Sunday, December 12, 2010

Booksmeller Sunday, Logan's Run

The best place to get books from is the library. The books are sturdy and old. They've lived past lives. If they could speak they'd have stories to tell. And borrowing books is free.

I haven't read a whole lot in the past. I take a long while to read a single book. I read a chapter or two at a time. I like to read in short snippets to let the information sink in. I carefully imagine the imagery. I pretend I'm there. I see how stunning Logan's muscular body was or how Jessica's hair must have been glistening. I would say I imagined her doe eyes (but that's just a past image of the movie version of Jessica in my head).


This particular copy was the only copy in the whole county. Which is funny because my friend and I did a sci-fi movie marathon a couple months ago. Which is when I took out the book. (And i've had it ever since).

I started talking to her about the book. My friend says she wanted to read it, but the book was checked out. It's the only copy. And the the person has had it forever. I must have made a face. And then I told her that person was me. And we had a good laugh.

Anyways, I love this copy. It was printed in the late 70s, and may be an original printing. There is something great about the design and typography that is wonderfully dated. The pages are yellowed and there are a few mysterious stains on the interior pages. I sure hope that's chocolate or coffee.

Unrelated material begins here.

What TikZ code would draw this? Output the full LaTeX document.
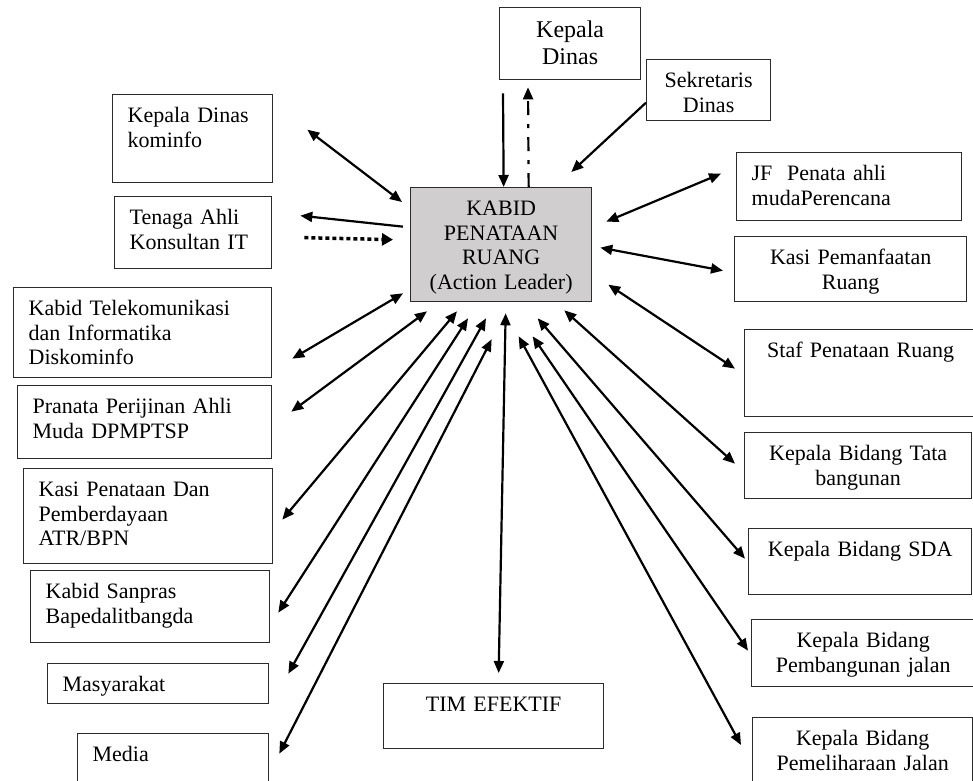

The story in the book is compelling and easy to follow. It makes me sympathize with their society. If haven't seen the movie, just read the book. If you've seen the movie, you especially have to read the book. It's better. It makes more sense, and gets you to bond with the characters. Their sense of desperation comes across better. And they have some crazy adventures.

If you don't know the story, it's about a society where people who turn 21 are put to sleep. The people don't know who their birth mothers or fathers are. It's a society of youth and instant gratification. A society of pleasure. Notice a theme in what I've been reading lately? In the novel the lead character, Logan, is in charge of putting the runners to sleep. What makes the novel so interesting, is that Logan himself is about to turn 21.

The book smells like time (not to be confused with thyme). There are a lot of layers of scents from history. There is a typical scent of aged paper with something else. It's creating a scent both dusty and sour. There are notes of tobacco and roses as well.